Maybe jon s can explain to him , that a Jewish person in the US has been longing all his life to make aliyah.This Jewish person has awoken every day of his adult life dreaming of his “return” to the only Jewish and “democratic”state in the world.

Maybe jon s can implore this kid to be reasonable and make way for the poor victimized Jew
who is escaping the danger that all Jews face in the USA . Is this so much to ask.

… Rather, before me was a young man whose whole life, including his father, his home, his land, his possessions had all been obliterated in a morning’s work by the Zionist apparatus in order to make way for a Jewish settlement on the ruins of these lives. …
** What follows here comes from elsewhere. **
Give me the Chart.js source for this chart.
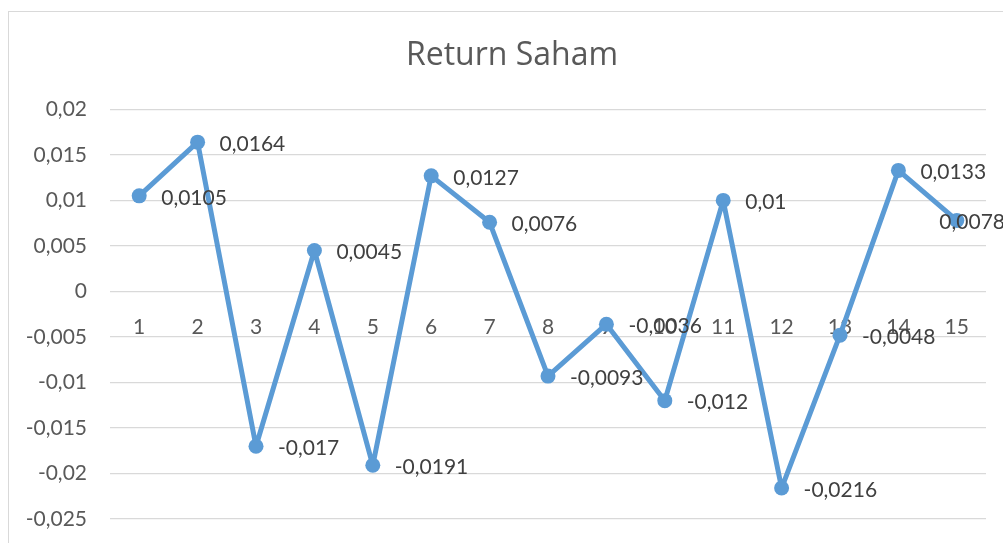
<!DOCTYPE html>
<html>
<head>
<meta charset="utf-8">
<script src="https://cdn.jsdelivr.net/npm/chart.js@4.4.1/dist/chart.umd.min.js"></script>
<style>
  html, body { margin: 0; padding: 0; background: #fff; overflow: hidden; }
  #box { position: absolute; left: 8px; top: 11px; width: 1008px; height: 545px; border: 1px solid #d9d9d9; box-sizing: border-box; }
  #wrap { position: absolute; left: 0; top: 0; width: 1006px; height: 543px; }
</style>
</head>
<body>
<div id="box"><div id="wrap"><canvas id="c"></canvas></div></div>
<script>
const chartTitle = "Return Saham";
const categories = ["1","2","3","4","5","6","7","8","9","10","11","12","13","14","15"];
const returnSaham = [0.0105, 0.0164, -0.017, 0.0045, -0.0191, 0.0127, 0.0076, -0.0093, -0.0036, -0.012, 0.01, -0.0216, -0.0048, 0.0133, 0.0078];
const yMin = -0.025, yMax = 0.02, yStep = 0.005;

const FONT = "Lato, 'Open Sans', sans-serif";
const TITLE_FONT = "'Open Sans', Lato, sans-serif";
const fmt = v => {
  const r = Math.round(v * 10000) / 10000;
  return String(r).replace('.', ',');
};

const dataLabelPlugin = {
  id: 'dataLabels',
  afterDatasetsDraw(chart) {
    const ctx = chart.ctx;
    const meta = chart.getDatasetMeta(0);
    ctx.save();
    ctx.font = "21px " + FONT;
    ctx.fillStyle = "#404040";
    ctx.textBaseline = "middle";
    ctx.textAlign = "left";
    meta.data.forEach((pt, i) => {
      const txt = fmt(chart.data.datasets[0].data[i]);
      const w = ctx.measureText(txt).width;
      let x = pt.x + 22;
      const limit = chart.width - 10;
      if (x + w > limit) x = limit - w;
      ctx.fillText(txt, x, pt.y + 2);
    });
    ctx.restore();
  }
};

new Chart(document.getElementById('c'), {
  type: 'line',
  data: {
    labels: categories,
    datasets: [{
      data: returnSaham,
      borderColor: '#5B9BD5',
      backgroundColor: '#5B9BD5',
      borderWidth: 5,
      borderJoinStyle: 'round',
      borderCapStyle: 'round',
      pointRadius: 7.5,
      pointHoverRadius: 7.5,
      pointBackgroundColor: '#5B9BD5',
      pointBorderWidth: 0,
      tension: 0,
      clip: false
    }]
  },
  options: {
    responsive: true,
    maintainAspectRatio: false,
    animation: false,
    events: [],
    layout: { padding: { left: 0, right: 0, top: 0, bottom: 36 } },
    plugins: {
      legend: { display: false },
      tooltip: { enabled: false },
      title: {
        display: true,
        text: chartTitle,
        color: '#595959',
        font: { family: TITLE_FONT, size: 32, weight: 'normal', lineHeight: 1.2 },
        padding: { top: 25, bottom: 34 }
      }
    },
    scales: {
      x: {
        type: 'category',
        position: { y: 0 },
        offset: true,
        grid: { display: false, drawTicks: false },
        border: { display: false },
        ticks: { color: '#595959', font: { family: FONT, size: 21 }, padding: 23, maxRotation: 0, autoSkip: false },
        afterFit(s) { s.height = 0; }
      },
      y: {
        min: yMin, max: yMax,
        grid: { color: '#d9d9d9', lineWidth: 1.3, drawTicks: false },
        border: { display: false },
        ticks: { stepSize: yStep, color: '#595959', font: { family: FONT, size: 21 }, padding: 23, callback: v => fmt(v) },
        afterFit(s) { s.width = 101; }
      },
      yRight: {
        position: 'right',
        min: yMin, max: yMax,
        grid: { display: false, drawTicks: false },
        border: { display: false },
        ticks: { display: false },
        afterFit(s) { s.width = 29; }
      }
    }
  },
  plugins: [dataLabelPlugin]
});
</script>
</body>
</html>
A perfect encapsulation of Zionism and the religion-supremacist “Jewish State” project.

Thank you for sharing this with all of us, Howard. Thank you for caring and for standing in solidarity with the oppressed and brutalized Palestinians of Palestine. Thanks for standing with and helping Nur. May Yaqoub Mousa Abu al-Qia’an and his state- sponsored execution never be forgotten. May Nur and his family regain their home and homeland.

You’ve obviously not lost your soul. Israel needs more humans and teachers like you.

So moving, so sad.

Thank you for writing this, for bearing witness.

And thanks to Mondoweiss for publishing it, for bearing witness.

As history will attest, Zionism and its spawn, Israel, are digging their graves.
Increasingly, the world, including Americans and righteous Jews everywhere, are seeing Israel for what it truly is – an illegal, belligerent brutal occupier whose 68 years of behaviour are the very definition of fascistic. It’s only a matter of time. No wonder at least one-third of Israeli Jews want to emigrate.